# DIRECTION
All the data must come back unchanged, except that pictures are left out.

# DATASET EXCERPT

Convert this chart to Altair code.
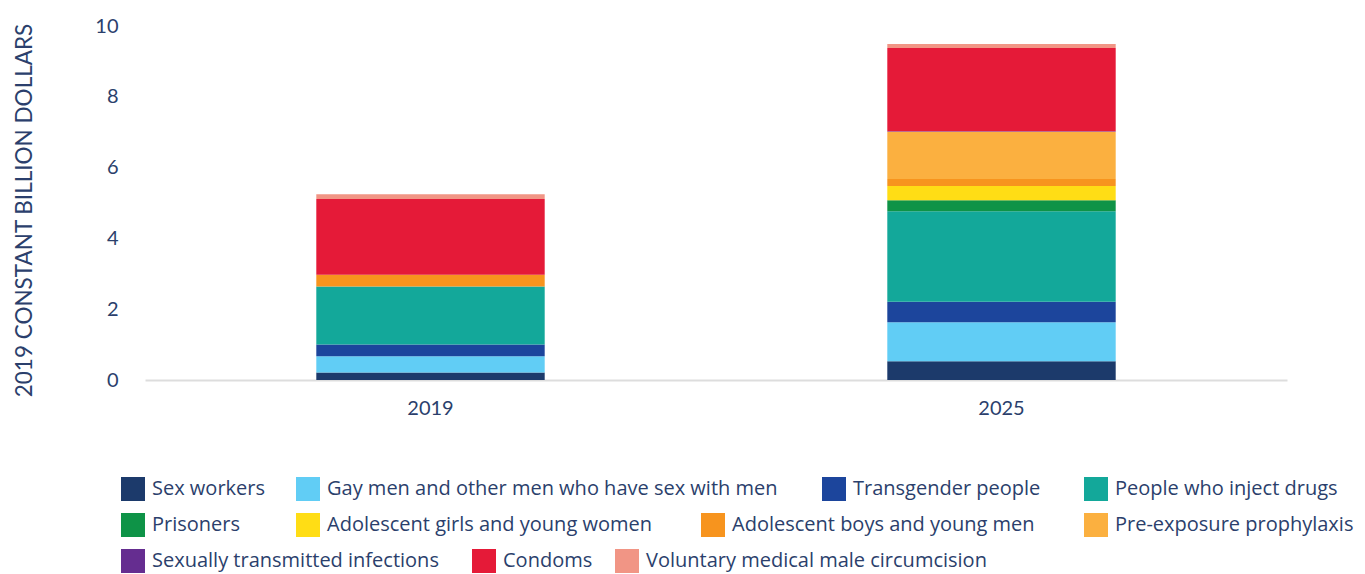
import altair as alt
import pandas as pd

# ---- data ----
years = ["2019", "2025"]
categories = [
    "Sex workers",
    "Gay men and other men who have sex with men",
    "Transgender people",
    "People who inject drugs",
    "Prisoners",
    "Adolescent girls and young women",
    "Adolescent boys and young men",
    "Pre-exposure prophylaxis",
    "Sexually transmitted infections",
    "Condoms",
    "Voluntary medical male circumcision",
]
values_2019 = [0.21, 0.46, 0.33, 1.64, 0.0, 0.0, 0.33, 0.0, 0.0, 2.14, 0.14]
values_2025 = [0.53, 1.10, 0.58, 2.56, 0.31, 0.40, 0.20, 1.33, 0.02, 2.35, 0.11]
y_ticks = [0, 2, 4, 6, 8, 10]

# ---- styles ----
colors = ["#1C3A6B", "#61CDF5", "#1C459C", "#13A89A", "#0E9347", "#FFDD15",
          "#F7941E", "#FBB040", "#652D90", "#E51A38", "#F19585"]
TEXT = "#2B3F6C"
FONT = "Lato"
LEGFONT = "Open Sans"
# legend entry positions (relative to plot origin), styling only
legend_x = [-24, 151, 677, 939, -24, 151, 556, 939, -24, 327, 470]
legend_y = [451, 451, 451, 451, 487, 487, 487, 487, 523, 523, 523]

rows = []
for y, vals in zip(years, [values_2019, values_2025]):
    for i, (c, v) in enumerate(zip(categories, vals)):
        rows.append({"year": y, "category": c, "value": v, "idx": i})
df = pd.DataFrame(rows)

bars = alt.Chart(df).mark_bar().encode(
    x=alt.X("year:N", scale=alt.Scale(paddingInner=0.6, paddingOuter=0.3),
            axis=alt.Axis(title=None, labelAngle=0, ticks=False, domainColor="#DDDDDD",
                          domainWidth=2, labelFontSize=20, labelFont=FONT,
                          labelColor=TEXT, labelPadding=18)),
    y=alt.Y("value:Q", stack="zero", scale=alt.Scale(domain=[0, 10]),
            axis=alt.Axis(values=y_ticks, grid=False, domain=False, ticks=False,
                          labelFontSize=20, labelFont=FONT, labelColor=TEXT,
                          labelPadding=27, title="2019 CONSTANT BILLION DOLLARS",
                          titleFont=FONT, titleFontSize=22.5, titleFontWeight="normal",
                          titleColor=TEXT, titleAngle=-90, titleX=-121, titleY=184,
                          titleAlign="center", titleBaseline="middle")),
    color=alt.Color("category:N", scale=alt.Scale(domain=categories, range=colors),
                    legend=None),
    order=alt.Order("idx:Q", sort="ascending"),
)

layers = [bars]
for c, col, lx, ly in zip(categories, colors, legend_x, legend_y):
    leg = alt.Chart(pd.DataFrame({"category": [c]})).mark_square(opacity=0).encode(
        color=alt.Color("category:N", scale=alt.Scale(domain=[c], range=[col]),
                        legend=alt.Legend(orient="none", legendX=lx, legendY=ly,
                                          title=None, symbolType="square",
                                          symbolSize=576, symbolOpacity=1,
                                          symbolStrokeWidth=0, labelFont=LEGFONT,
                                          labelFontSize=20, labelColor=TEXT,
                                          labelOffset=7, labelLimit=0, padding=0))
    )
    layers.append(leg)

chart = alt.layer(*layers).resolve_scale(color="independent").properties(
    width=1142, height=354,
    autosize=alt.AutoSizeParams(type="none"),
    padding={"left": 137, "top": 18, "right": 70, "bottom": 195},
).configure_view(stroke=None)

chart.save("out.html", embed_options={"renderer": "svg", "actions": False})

# FULL OUTPUT
Convert this chart to Altair code.
import altair as alt
import pandas as pd

# ---- data ----
years = ["2019", "2025"]
categories = [
    "Sex workers",
    "Gay men and other men who have sex with men",
    "Transgender people",
    "People who inject drugs",
    "Prisoners",
    "Adolescent girls and young women",
    "Adolescent boys and young men",
    "Pre-exposure prophylaxis",
    "Sexually transmitted infections",
    "Condoms",
    "Voluntary medical male circumcision",
]
values_2019 = [0.21, 0.46, 0.33, 1.64, 0.0, 0.0, 0.33, 0.0, 0.0, 2.14, 0.14]
values_2025 = [0.53, 1.10, 0.58, 2.56, 0.31, 0.40, 0.20, 1.33, 0.02, 2.35, 0.11]
y_ticks = [0, 2, 4, 6, 8, 10]

# ---- styles ----
colors = ["#1C3A6B", "#61CDF5", "#1C459C", "#13A89A", "#0E9347", "#FFDD15",
          "#F7941E", "#FBB040", "#652D90", "#E51A38", "#F19585"]
TEXT = "#2B3F6C"
FONT = "Lato"
LEGFONT = "Open Sans"
# legend entry positions (relative to plot origin), styling only
legend_x = [-24, 151, 677, 939, -24, 151, 556, 939, -24, 327, 470]
legend_y = [451, 451, 451, 451, 487, 487, 487, 487, 523, 523, 523]

rows = []
for y, vals in zip(years, [values_2019, values_2025]):
    for i, (c, v) in enumerate(zip(categories, vals)):
        rows.append({"year": y, "category": c, "value": v, "idx": i})
df = pd.DataFrame(rows)

bars = alt.Chart(df).mark_bar().encode(
    x=alt.X("year:N", scale=alt.Scale(paddingInner=0.6, paddingOuter=0.3),
            axis=alt.Axis(title=None, labelAngle=0, ticks=False, domainColor="#DDDDDD",
                          domainWidth=2, labelFontSize=20, labelFont=FONT,
                          labelColor=TEXT, labelPadding=18)),
    y=alt.Y("value:Q", stack="zero", scale=alt.Scale(domain=[0, 10]),
            axis=alt.Axis(values=y_ticks, grid=False, domain=False, ticks=False,
                          labelFontSize=20, labelFont=FONT, labelColor=TEXT,
                          labelPadding=27, title="2019 CONSTANT BILLION DOLLARS",
                          titleFont=FONT, titleFontSize=22.5, titleFontWeight="normal",
                          titleColor=TEXT, titleAngle=-90, titleX=-121, titleY=184,
                          titleAlign="center", titleBaseline="middle")),
    color=alt.Color("category:N", scale=alt.Scale(domain=categories, range=colors),
                    legend=None),
    order=alt.Order("idx:Q", sort="ascending"),
)

layers = [bars]
for c, col, lx, ly in zip(categories, colors, legend_x, legend_y):
    leg = alt.Chart(pd.DataFrame({"category": [c]})).mark_square(opacity=0).encode(
        color=alt.Color("category:N", scale=alt.Scale(domain=[c], range=[col]),
                        legend=alt.Legend(orient="none", legendX=lx, legendY=ly,
                                          title=None, symbolType="square",
                                          symbolSize=576, symbolOpacity=1,
                                          symbolStrokeWidth=0, labelFont=LEGFONT,
                                          labelFontSize=20, labelColor=TEXT,
                                          labelOffset=7, labelLimit=0, padding=0))
    )
    layers.append(leg)

chart = alt.layer(*layers).resolve_scale(color="independent").properties(
    width=1142, height=354,
    autosize=alt.AutoSizeParams(type="none"),
    padding={"left": 137, "top": 18, "right": 70, "bottom": 195},
).configure_view(stroke=None)

chart.save("out.html", embed_options={"renderer": "svg", "actions": False})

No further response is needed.